The Gilligan butchers, Mark and Denny, and Paul Jennings, pictured in the new butcher shop, with the dry-aged beef unit in the background.

Business is proving brisk at Gilligan Family Butchers

THE business sector at Hopkins Road in Castlebar got a major boost in September with the opening of Gilligan Family Butchers, bringing additional footfall to the town centre location, writes Tom Gillespie.

Situated beside the archway next to the new post office, it provides easy access for shoppers from the Dunnes Stores and Tesco car parks.

With 19 years’ experience in the butchering trade, Mark Gilligan, his brother Denny and Paul Jennings are looking forward to the challenge of building up their new business venture.

They are relying on experience to see them through and in particular their speciality, dry-aged beef, a skill Mark mastered while working in New York.

Mark said: “We had been preparing for the opening for two-and-a-half months. We stock all the cooked meats and we have a coffee stand in-store.

“We specialise in dry-age beef. We dry-age the beef over 28 days. The dry-age method breaks down the tissue in the beef and makes in very tender. We are doing whatever cuts of beef our customers require.

“Of course, we have ribeye and T-bone. Whatever the customers want we will supply it. We also have a full range of lamb, beef, pork and poultry.”
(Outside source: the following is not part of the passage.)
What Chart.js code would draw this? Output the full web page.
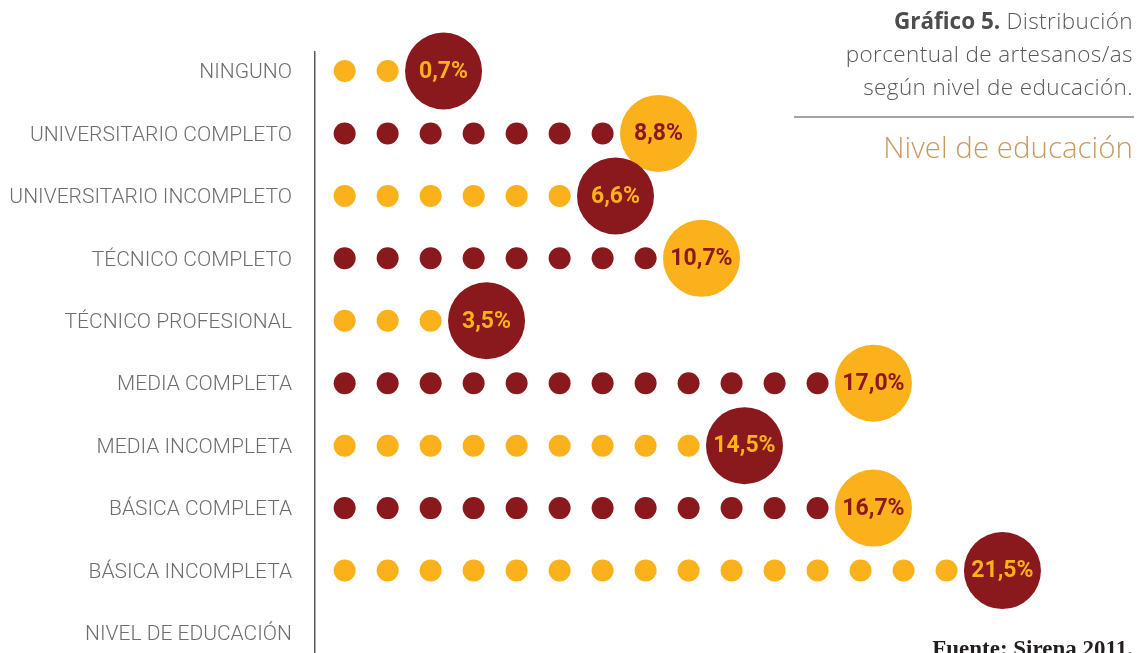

Mark, son of Dennis and Geraldine Gilligan, went to school in St. Patrick’s National School and later to Davitt College in Castlebar. After completing his Junior Certificate he got a part-time butchering job, which eventually became permanent.
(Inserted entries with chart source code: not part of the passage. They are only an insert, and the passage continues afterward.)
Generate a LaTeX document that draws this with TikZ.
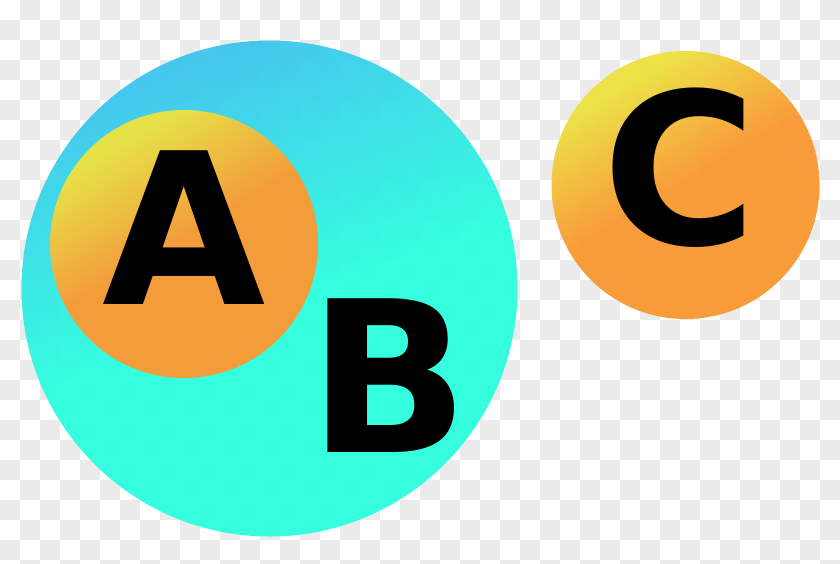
\documentclass[tikz,border=0pt]{standalone}
\usepackage{fontspec}
\setmainfont{DejaVu Sans}
\definecolor{ylw}{HTML}{EDE243}
\definecolor{org}{HTML}{F99A35}
\definecolor{bl}{HTML}{40C6EE}
\definecolor{tq}{HTML}{30FFDF}
\definecolor{chk}{HTML}{EBEBEB}
\pgfdeclareverticalshading{orsh}{100bp}{color(0bp)=(org); color(51bp)=(org); color(72bp)=(ylw); color(100bp)=(ylw)}
\pgfdeclareverticalshading{cysh}{100bp}{color(0bp)=(tq); color(48bp)=(tq); color(74bp)=(bl); color(100bp)=(bl)}
\tikzset{
  ball/.style={circle, inner sep=0pt, minimum size=#1, shade, shading=orsh, shading angle=31, opacity=0.97},
  bigball/.style={circle, inner sep=0pt, minimum size=#1, shade, shading=cysh, shading angle=20, opacity=0.97},
  letter/.style={anchor=base, inner sep=0pt, font=\fontsize{211}{211}\selectfont\bfseries, text=black}
}
\begin{document}
\begin{tikzpicture}[x=1pt,y=-1pt]
\useasboundingbox (0,0) rectangle (840,563);
\fill[white] (0,0) rectangle (840,563);
\foreach \a in {0,40,...,840}{
  \foreach \b in {0,40,...,563}{
    \fill[chk] (\a+20,\b) rectangle ++(20,20);
    \fill[chk] (\a,\b+20) rectangle ++(20,20);
  }
}
\node[bigball=496pt] (cB) at (269.5,288.5) {};
\node[ball=268pt] (cA) at (184,244) {};
\node[ball=268pt] (cC) at (685.5,185) {};
\node[letter] (tA) at (184,304) {A};
\node[letter] (tB) at (389,452) {B};
\node[letter] (tC) at (680,244) {C};
\end{tikzpicture}
\end{document}
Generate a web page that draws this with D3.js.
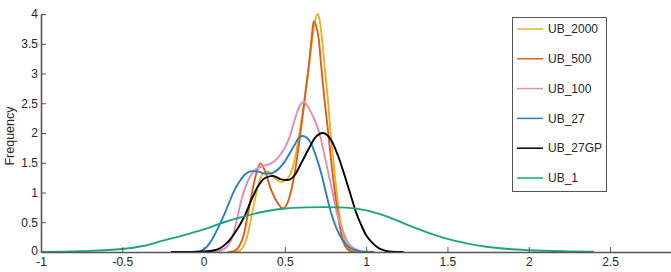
<!DOCTYPE html>
<html>
<head>
<meta charset="utf-8">
<script src="https://cdn.jsdelivr.net/npm/d3@7"></script>
<style>
  html, body { margin: 0; padding: 0; background: #fff; }
  svg { display: block; font-family: "Liberation Sans", Arial, Helvetica, sans-serif; }
</style>
</head>
<body>
<svg id="chart" width="671" height="272"></svg>
<script>
// ---- data ----
const seriesNames = ["UB_2000", "UB_500", "UB_100", "UB_27", "UB_27GP", "UB_1"];

const ub2000 = [[0.15,0],[0.2,0.005],[0.221,0.02],[0.25,0.12],[0.273,0.31],[0.303,0.71],[0.334,1.10],[0.365,1.32],[0.396,1.35],[0.437,1.24],[0.478,1.18],[0.519,1.24],[0.56,1.55],[0.59,2.0],[0.615,2.45],[0.64,2.95],[0.66,3.4],[0.68,3.8],[0.70,4.0],[0.715,3.88],[0.73,3.55],[0.745,3.1],[0.765,2.55],[0.78,2.05],[0.80,1.5],[0.825,0.85],[0.85,0.4],[0.875,0.15],[0.9,0.05],[0.93,0.01],[0.96,0]];

const ub500 = [[0.15,0],[0.19,0.02],[0.22,0.1],[0.25,0.32],[0.27,0.6],[0.293,0.93],[0.324,1.32],[0.349,1.49],[0.375,1.38],[0.416,1.04],[0.457,0.82],[0.488,0.73],[0.529,0.93],[0.57,1.49],[0.59,1.88],[0.61,2.3],[0.63,2.75],[0.65,3.2],[0.665,3.6],[0.677,3.88],[0.69,3.82],[0.709,3.56],[0.724,3.11],[0.744,2.55],[0.765,2.05],[0.79,1.4],[0.82,0.75],[0.847,0.3],[0.87,0.1],[0.9,0.02],[0.93,0]];

const ub100 = [[0.05,0],[0.1,0.02],[0.14,0.08],[0.17,0.2],[0.2,0.48],[0.23,0.85],[0.27,1.18],[0.3,1.33],[0.334,1.41],[0.37,1.45],[0.416,1.49],[0.45,1.56],[0.478,1.66],[0.505,1.78],[0.53,1.94],[0.56,2.22],[0.59,2.45],[0.615,2.52],[0.64,2.45],[0.67,2.3],[0.71,2.02],[0.75,1.55],[0.79,1.04],[0.82,0.65],[0.855,0.37],[0.89,0.15],[0.92,0.07],[0.96,0.02],[1.0,0]];

const ub27 = [[-0.08,0],[-0.03,0.01],[0.0,0.04],[0.03,0.12],[0.068,0.29],[0.1,0.47],[0.13,0.65],[0.16,0.85],[0.19,1.04],[0.22,1.18],[0.25,1.29],[0.3,1.36],[0.34,1.35],[0.375,1.32],[0.41,1.32],[0.44,1.35],[0.47,1.42],[0.5,1.52],[0.53,1.66],[0.56,1.80],[0.58,1.90],[0.605,1.95],[0.63,1.93],[0.66,1.83],[0.69,1.62],[0.724,1.32],[0.755,0.97],[0.785,0.65],[0.81,0.45],[0.836,0.29],[0.87,0.15],[0.9,0.07],[0.95,0.02],[1.0,0.003],[1.05,0]];

const ub27gp = [[-0.2,0],[-0.1,0.002],[0,0.01],[0.068,0.03],[0.1,0.06],[0.13,0.12],[0.16,0.2],[0.19,0.31],[0.22,0.44],[0.25,0.59],[0.293,0.87],[0.334,1.10],[0.375,1.24],[0.426,1.28],[0.478,1.22],[0.519,1.21],[0.56,1.29],[0.6,1.49],[0.642,1.71],[0.683,1.91],[0.734,2.0],[0.785,1.88],[0.836,1.55],[0.867,1.29],[0.9,1.0],[0.94,0.65],[0.97,0.45],[1.0,0.28],[1.04,0.15],[1.08,0.06],[1.12,0.02],[1.16,0.005],[1.23,0]];

const ub1 = [[-1,0.002],[-0.75,0.015],[-0.5,0.05],[-0.375,0.1],[-0.25,0.19],[-0.125,0.28],[0,0.38],[0.125,0.5],[0.25,0.6],[0.375,0.68],[0.5,0.73],[0.625,0.75],[0.75,0.755],[0.875,0.745],[1.0,0.70],[1.125,0.6],[1.25,0.46],[1.375,0.33],[1.5,0.22],[1.625,0.14],[1.75,0.085],[1.875,0.05],[2.0,0.03],[2.25,0.01],[2.4,0.003]];

const seriesData = [ub2000, ub500, ub100, ub27, ub27gp, ub1];
const seriesColors = ["#EDB120", "#DA5F1B", "#E08DBE", "#2680C2", "#000000", "#1AA57E"];

const xTicks = [-1, -0.5, 0, 0.5, 1, 1.5, 2, 2.5];
const xTickLabels = ["-1", "-0.5", "0", "0.5", "1", "1.5", "2", "2.5"];
const yTicks = [0, 0.5, 1, 1.5, 2, 2.5, 3, 3.5, 4];
const yTickLabels = ["0", "0.5", "1", "1.5", "2", "2.5", "3", "3.5", "4"];
const yLabel = "Frequency";

// ---- drawing ----
const svg = d3.select("#chart");
const x = d3.scaleLinear().domain([-1, 2.875]).range([41, 671]);
const y = d3.scaleLinear().domain([0, 4]).range([252, 14]);

const line = d3.line()
  .x(d => x(d[0]))
  .y(d => y(d[1]))
  .curve(d3.curveMonotoneX);

const axisColor = "#555";
const textColor = "#262626";

// curves
seriesData.forEach((s, i) => {
  svg.append("path")
    .datum(s)
    .attr("fill", "none")
    .attr("stroke", seriesColors[i])
    .attr("stroke-width", 1.9)
    .attr("stroke-linejoin", "round")
    .attr("d", line);
});

// axes
const xAxis = d3.axisBottom(x)
  .tickValues(xTicks)
  .tickFormat((d, i) => xTickLabels[i])
  .tickSizeInner(-5)
  .tickSizeOuter(0)
  .tickPadding(5);
const gx = svg.append("g").attr("transform", "translate(0,252)").call(xAxis);

const yAxis = d3.axisLeft(y)
  .tickValues(yTicks)
  .tickFormat((d, i) => yTickLabels[i])
  .tickSizeInner(-5)
  .tickSizeOuter(0)
  .tickPadding(3);
const gy = svg.append("g").attr("transform", "translate(41,0)").call(yAxis);

[gx, gy].forEach(g => {
  g.select(".domain").attr("stroke", axisColor).attr("stroke-width", 1.6);
  g.selectAll(".tick line").attr("stroke", axisColor).attr("stroke-width", 1);
  g.selectAll(".tick text").attr("fill", textColor).style("font-size", "12px")
    .style("font-family", "'Liberation Sans', Arial, sans-serif");
});
// nudge the y "0" label up a touch so it clears the x "-1" label
gy.selectAll(".tick text").filter((d) => d === 0).attr("dy", "0.2em");

// y label
svg.append("text")
  .attr("transform", "translate(14,136) rotate(-90)")
  .attr("text-anchor", "middle")
  .style("font-size", "12.5px")
  .attr("fill", textColor)
  .text(yLabel);

// legend
const lg = svg.append("g");
lg.append("rect")
  .attr("x", 512.5).attr("y", 17.5)
  .attr("width", 94).attr("height", 174)
  .attr("fill", "#fff")
  .attr("stroke", "#555").attr("stroke-width", 1);
seriesNames.forEach((name, i) => {
  const yy = 29 + i * 29.8;
  lg.append("line")
    .attr("x1", 517).attr("x2", 543)
    .attr("y1", yy).attr("y2", yy)
    .attr("stroke", seriesColors[i]).attr("stroke-width", 1.5);
  lg.append("text")
    .attr("x", 548).attr("y", yy)
    .attr("dy", "0.35em")
    .style("font-size", "12px")
    .attr("fill", textColor)
    .text(name);
});
</script>
</body>
</html>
His sojourn in New York widened his knowledge of the trade and it was while he was with the Madison Avenue-based Lobel’s Butchers, in the heart of Manhattan, that he rubbed shoulders with Hollywood’s A-listed stars who frequented the exclusive butchering premises.

For over 60 years, Manhattan’s elite have trusted the Lobel family to be their source for the world's best meat and old-fashioned, personalised customer service.

Now Mark brings his vast experience to his native Castlebar and customers can be assured of a first-class service and quality premium meats.

Gilligan’s specially designed shop offers a huge range of all types of premium meat, with an area devoted to all local produce, like Achill Island Sea Salt, salad dressing from Cong and pure Irish honey from Belcarra.

One of his major business decisions was to open the butcher shop on Sunday where he will have a wide range of ready-cooked meats.

Mark said: “We are open on Sundays so if people don’t want to cook at home they can come in and we will have cooked chickens, beef and bacon. We also do a breakfast pack on Sundays.

“Other butchers will be closed at 6 p.m. on a Saturday but I’ll be here on Sunday from 10 a.m. to 4 p.m. As long as the light is on I’ll be here.”

Having worked for several other butchers, Mark decided it was time to go out on his own.

As he resides across the road from his new premises he jumped at the chance of leasing the building when he saw it advertised for rent.

“It was an easy decision as I had been considering for some time going out on my own. Now I am looking forward to the challenge,” he admitted.

And while debating what to purchase from the vast array of produce, customers can relax at the coffee dock inside the door.

Mark and his staff are now gearing up for the Christmas trade. They will have all the traditional range of turkeys, geese, hams, lamb, etcetera, and Mark’s advice is to get your order in as soon as possible.

The opening hours at Gilligan Family Butchers are 9 a.m. to 6.30 p.m. Monday to Wednesday, 8 a.m. to 7.30 p.m. Thursday and Friday, 8 a.m. to 6 p.m. Saturday, and 10 a.m. to 4 p.m. Sunday.